A flash of "Ferrari yellow" greets museum visitors at Walker Art Center's Vineland entrance. A burst of "Jeffersonian yellow" dashes over six lanes of highway, covering half of artist Siah Armajani's Irene Hixon Whitney Bridge. At the Kolman & Pryor Gallery, the color is the subject of its latest exhibition, "The Color Series: Part 3, Yellow."
It's winter and we all need a little color. Yellow is here to remind us there's still warmth in the world.
"Yellow is most commonly thought of as a vibrant, uplifting color," said Kolman & Pryor co-founder Anita Sue Kolman. "It's also easily found in natural pigments and has been incorporated into art since prehistoric humans created cave paintings."
Yellow is the topic of a new book by historian Michel Pastoureau. From cave paintings to France's "yellow vest" movement, "Yellow: The History of a Color" (Princeton University Press) takes readers on a Eurocentric tour of the color.
Pastoureau, who is director of studies at the Sorbonne in Paris and a leading authority on the history of colors, has also penned books on blue, black, green and red. He believes "it is society, not nature, that 'makes' color" — meaning that color is a social construction, created by humans. It's a social construction we see as soon as we open our eyes in the morning.
In the beginning, yellow was a beneficial color. Found on the walls of early cave people and referenced during the Neolithic period and the age of metals, yellow was also symbolic of the gold found everywhere in ancient Egyptian tombs.

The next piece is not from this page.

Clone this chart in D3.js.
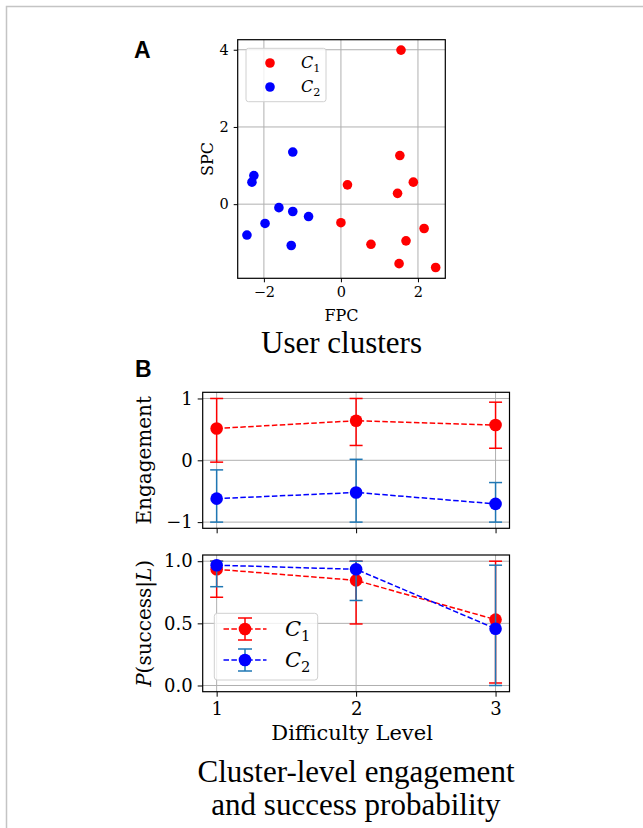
<!DOCTYPE html>
<html><head><meta charset="utf-8">
<script src="https://cdn.jsdelivr.net/npm/d3@7"></script>
<style>
html,body{margin:0;padding:0;background:#fff;}
svg{display:block;}
</style></head>
<body>
<svg id="chart" width="643" height="828"></svg>
<script>
// ---- Panel A data (user clusters) ----
const c1FPC = [1.56, 1.53, 1.88, 1.47, 0.17, 0.00, 0.78, 1.69, 2.16, 1.51, 2.46];
const c1SPC = [3.99, 1.26, 0.57, 0.28, 0.50, -0.48, -1.04, -0.95, -0.63, -1.54, -1.64];
const c2FPC = [-1.25, -2.26, -2.31, -1.61, -1.25, -0.84, -1.97, -2.44, -1.29];
const c2SPC = [1.35, 0.74, 0.57, -0.09, -0.19, -0.32, -0.50, -0.80, -1.07];
const aXTicks = [-2, 0, 2];
const aYTicks = [0, 2, 4];

// ---- Panel B data ----
const levels = [1, 2, 3];
const engC1 = [0.515, 0.64, 0.57];
const engC1Lo = [-0.03, 0.24, 0.195];
const engC1Hi = [1.0, 1.0, 0.94];
const engC2 = [-0.62, -0.52, -0.705];
const engC2Lo = [-1.0, -1.0, -1.0];
const engC2Hi = [-0.155, 0.016, -0.36];
const succC1 = [0.935, 0.846, 0.53];
const succC1Lo = [0.71, 0.495, 0.02];
const succC1Hi = [1.0, 1.0, 1.0];
const succC2 = [0.968, 0.935, 0.457];
const succC2Lo = [0.795, 0.684, 0.0];
const succC2Hi = [1.0, 1.0, 0.968];
const engTicks = [-1, 0, 1];
const succTicks = [0, 0.5, 1];
const seriesNames = ["C1", "C2"];

const svg = d3.select("#chart");
const SERIF = "'DejaVu Serif', serif";
const TIMES = "'Liberation Serif', 'Times New Roman', serif";
const RED = "#ff0000", BLUE = "#0000ff", ERRBLUE = "#1f77b4", GRID = "#b0b0b0";

// outer frame
svg.append("path").attr("d", "M6.5,840 V6.5 H660").attr("fill", "none")
  .attr("stroke", "#c4c4c4").attr("stroke-width", 1.5);

// panel letters
svg.append("text").attr("x", 134).attr("y", 58).text("A")
  .attr("font-family", "'Liberation Sans', Arial, sans-serif").attr("font-weight", "bold").attr("font-size", 23);
svg.append("text").attr("x", 135).attr("y", 377).text("B")
  .attr("font-family", "'Liberation Sans', Arial, sans-serif").attr("font-weight", "bold").attr("font-size", 23);

function fmtMinus(v) { return String(v).replace("-", "\u2212"); }

function styleAxis(g, fs) {
  g.select(".domain").remove();
  g.selectAll(".tick line").attr("stroke", "#000").attr("stroke-width", 1);
  g.selectAll(".tick text").attr("font-family", SERIF).attr("font-size", fs).attr("fill", "#000");
}

function grid(g, x, y, xt, yt, x0, x1, y0, y1) {
  xt.forEach(t => g.append("line").attr("x1", x(t)).attr("x2", x(t)).attr("y1", y0).attr("y2", y1)
    .attr("stroke", GRID).attr("stroke-width", 1));
  yt.forEach(t => g.append("line").attr("y1", y(t)).attr("y2", y(t)).attr("x1", x0).attr("x2", x1)
    .attr("stroke", GRID).attr("stroke-width", 1));
}

function subLabel(sel, x, y, name, fs) {
  const t = sel.append("text").attr("x", x).attr("y", y).attr("font-family", SERIF).attr("font-size", fs);
  t.append("tspan").attr("font-style", "italic").text(name[0]);
  t.append("tspan").attr("font-size", fs * 0.7).attr("dy", fs * 0.22).text(name.slice(1));
}

// ================= Panel A =================
{
  const L = 237.7, R = 445.3, T = 39.7, B = 278.3;
  const x = d3.scaleLinear().domain([-2.68, 2.71]).range([L, R]);
  const y = d3.scaleLinear().domain([-1.92, 4.26]).range([B, T]);
  const g = svg.append("g");
  grid(g, x, y, aXTicks, aYTicks, L, R, T, B);

  const ax = g.append("g").attr("transform", `translate(0,${B})`)
    .call(d3.axisBottom(x).tickValues(aXTicks).tickSize(4).tickPadding(4).tickFormat(fmtMinus));
  styleAxis(ax, 14.5);
  const ay = g.append("g").attr("transform", `translate(${L},0)`)
    .call(d3.axisLeft(y).tickValues(aYTicks).tickSize(4).tickPadding(5).tickFormat(fmtMinus));
  styleAxis(ay, 14.5);

  g.selectAll(".c1").data(c1FPC).enter().append("circle")
    .attr("cx", d => x(d)).attr("cy", (d, i) => y(c1SPC[i])).attr("r", 4.8).attr("fill", RED);
  g.selectAll(".c2").data(c2FPC).enter().append("circle")
    .attr("cx", d => x(d)).attr("cy", (d, i) => y(c2SPC[i])).attr("r", 4.8).attr("fill", BLUE);

  g.append("rect").attr("x", L).attr("y", T).attr("width", R - L).attr("height", B - T)
    .attr("fill", "none").attr("stroke", "#000").attr("stroke-width", 1.2);

  // legend
  const lg = g.append("g");
  lg.append("rect").attr("x", 246).attr("y", 48.3).attr("width", 80).attr("height", 53.4).attr("rx", 2.5)
    .attr("fill", "#fff").attr("fill-opacity", 0.8).attr("stroke", "#d0d0d0").attr("stroke-width", 1);
  [RED, BLUE].forEach((c, i) => {
    lg.append("circle").attr("cx", 270).attr("cy", 63 + i * 24).attr("r", 4.8).attr("fill", c);
    subLabel(lg, 301, 68 + i * 24, seriesNames[i], 16);
  });

  g.append("text").attr("x", (L + R) / 2).attr("y", 321).attr("text-anchor", "middle")
    .attr("font-family", SERIF).attr("font-size", 16).text("FPC");
  g.append("text").attr("transform", `translate(213,${(T + B) / 2}) rotate(-90)`).attr("text-anchor", "middle")
    .attr("font-family", SERIF).attr("font-size", 16).text("SPC");

  svg.append("text").attr("x", 341.5).attr("y", 353).attr("text-anchor", "middle")
    .attr("font-family", TIMES).attr("font-size", 31).text("User clusters");
}

// ================= Panel B =================
const bL = 202.7, bR = 509.5;
const bx = d3.scaleLinear().domain([0.9, 3.1]).range([bL, bR]);

function errSeries(g, y, vals, lo, hi, mcolor, ecolor, r) {
  const line = d3.line().x((d, i) => bx(levels[i])).y(d => y(d));
  g.append("path").attr("d", line(vals)).attr("fill", "none").attr("stroke", mcolor)
    .attr("stroke-width", 1.5).attr("stroke-dasharray", "5.5,2.4");
  levels.forEach((lv, i) => {
    const cx = bx(lv);
    g.append("line").attr("x1", cx).attr("x2", cx).attr("y1", y(lo[i])).attr("y2", y(hi[i]))
      .attr("stroke", ecolor).attr("stroke-width", 1.5);
    [lo[i], hi[i]].forEach(v => g.append("line").attr("x1", cx - 6.5).attr("x2", cx + 6.5)
      .attr("y1", y(v)).attr("y2", y(v)).attr("stroke", ecolor).attr("stroke-width", 1.5));
  });
  g.selectAll(null).data(vals).enter().append("circle")
    .attr("cx", (d, i) => bx(levels[i])).attr("cy", d => y(d)).attr("r", r).attr("fill", mcolor);
}

function panelB(T, B, yDom, yTicks, fmt, showX) {
  const y = d3.scaleLinear().domain(yDom).range([B, T]);
  const g = svg.append("g");
  grid(g, bx, y, levels, yTicks, bL, bR, T, B);
  const ax = g.append("g").attr("transform", `translate(0,${B})`)
    .call(d3.axisBottom(bx).tickValues(levels).tickSize(5).tickPadding(6).tickFormat(showX ? d3.format("d") : ""));
  styleAxis(ax, 18);
  const ay = g.append("g").attr("transform", `translate(${bL},0)`)
    .call(d3.axisLeft(y).tickValues(yTicks).tickSize(5).tickPadding(5).tickFormat(fmt));
  styleAxis(ay, 18);
  return { g, y };
}

// top: engagement
{
  const T = 392.3, B = 528.3;
  const { g, y } = panelB(T, B, [-1.1, 1.1], engTicks, fmtMinus, false);
  errSeries(g, y, engC1, engC1Lo, engC1Hi, RED, RED, 6.3);
  errSeries(g, y, engC2, engC2Lo, engC2Hi, BLUE, ERRBLUE, 6.3);
  g.append("rect").attr("x", bL).attr("y", T).attr("width", bR - bL).attr("height", B - T)
    .attr("fill", "none").attr("stroke", "#000").attr("stroke-width", 1.2);
  g.append("text").attr("transform", `translate(151,${(T + B) / 2}) rotate(-90)`).attr("text-anchor", "middle")
    .attr("font-family", SERIF).attr("font-size", 20).text("Engagement");
}

// bottom: success probability
{
  const T = 555, B = 691.7;
  const { g, y } = panelB(T, B, [-0.05, 1.05], succTicks, d3.format(".1f"), true);
  errSeries(g, y, succC1, succC1Lo, succC1Hi, RED, RED, 6.3);
  errSeries(g, y, succC2, succC2Lo, succC2Hi, BLUE, ERRBLUE, 6.3);
  g.append("rect").attr("x", bL).attr("y", T).attr("width", bR - bL).attr("height", B - T)
    .attr("fill", "none").attr("stroke", "#000").attr("stroke-width", 1.2);

  // legend
  const lg = g.append("g");
  lg.append("rect").attr("x", 214.3).attr("y", 613.3).attr("width", 103.4).attr("height", 66.7).attr("rx", 3)
    .attr("fill", "#fff").attr("fill-opacity", 0.8).attr("stroke", "#d0d0d0").attr("stroke-width", 1);
  [[RED, RED], [BLUE, ERRBLUE]].forEach((c, i) => {
    const cy = 629 + i * 31;
    lg.append("line").attr("x1", 223.5).attr("x2", 266.5).attr("y1", cy).attr("y2", cy)
      .attr("stroke", c[0]).attr("stroke-width", 1.5).attr("stroke-dasharray", "5.5,2.4");
    lg.append("line").attr("x1", 245).attr("x2", 245).attr("y1", cy - 11).attr("y2", cy + 11)
      .attr("stroke", c[1]).attr("stroke-width", 1.5);
    [cy - 11, cy + 11].forEach(v => lg.append("line").attr("x1", 238).attr("x2", 252).attr("y1", v).attr("y2", v)
      .attr("stroke", c[1]).attr("stroke-width", 1.5));
    lg.append("circle").attr("cx", 245).attr("cy", cy).attr("r", 6.3).attr("fill", c[0]);
    subLabel(lg, 285, cy + 7, seriesNames[i], 21);
  });

  const yl = g.append("text").attr("transform", `translate(151,${(T + B) / 2}) rotate(-90)`).attr("text-anchor", "middle")
    .attr("font-family", SERIF).attr("font-size", 20);
  yl.append("tspan").attr("font-style", "italic").text("P");
  yl.append("tspan").text("(success|");
  yl.append("tspan").attr("font-style", "italic").text("L");
  yl.append("tspan").text(")");

  g.append("text").attr("x", (bL + bR) / 2 - 4).attr("y", 740).attr("text-anchor", "middle")
    .attr("font-family", SERIF).attr("font-size", 21).text("Difficulty Level");
}

svg.append("text").attr("x", 356).attr("y", 782).attr("text-anchor", "middle")
  .attr("font-family", TIMES).attr("font-size", 31).text("Cluster-level engagement");
svg.append("text").attr("x", 356).attr("y", 815).attr("text-anchor", "middle")
  .attr("font-family", TIMES).attr("font-size", 31).text("and success probability");
</script>
</body></html>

There was a pleasure to yellow. Apollo, Olympian god of sun, light, music and poetry, was known for his blond hair. When the Romans cultivated monochrome, yellow was typically worn by women.
The early days of yellow were different from the Middle Ages, when "abstract colors" and symbolism became things. White was for Easter and the holiest high holidays; yellow remained hidden from view. In medieval illuminations, yellow is separated from gold. Twelfth-century apostles began dressing in yellow, and it was also found on coats of arms.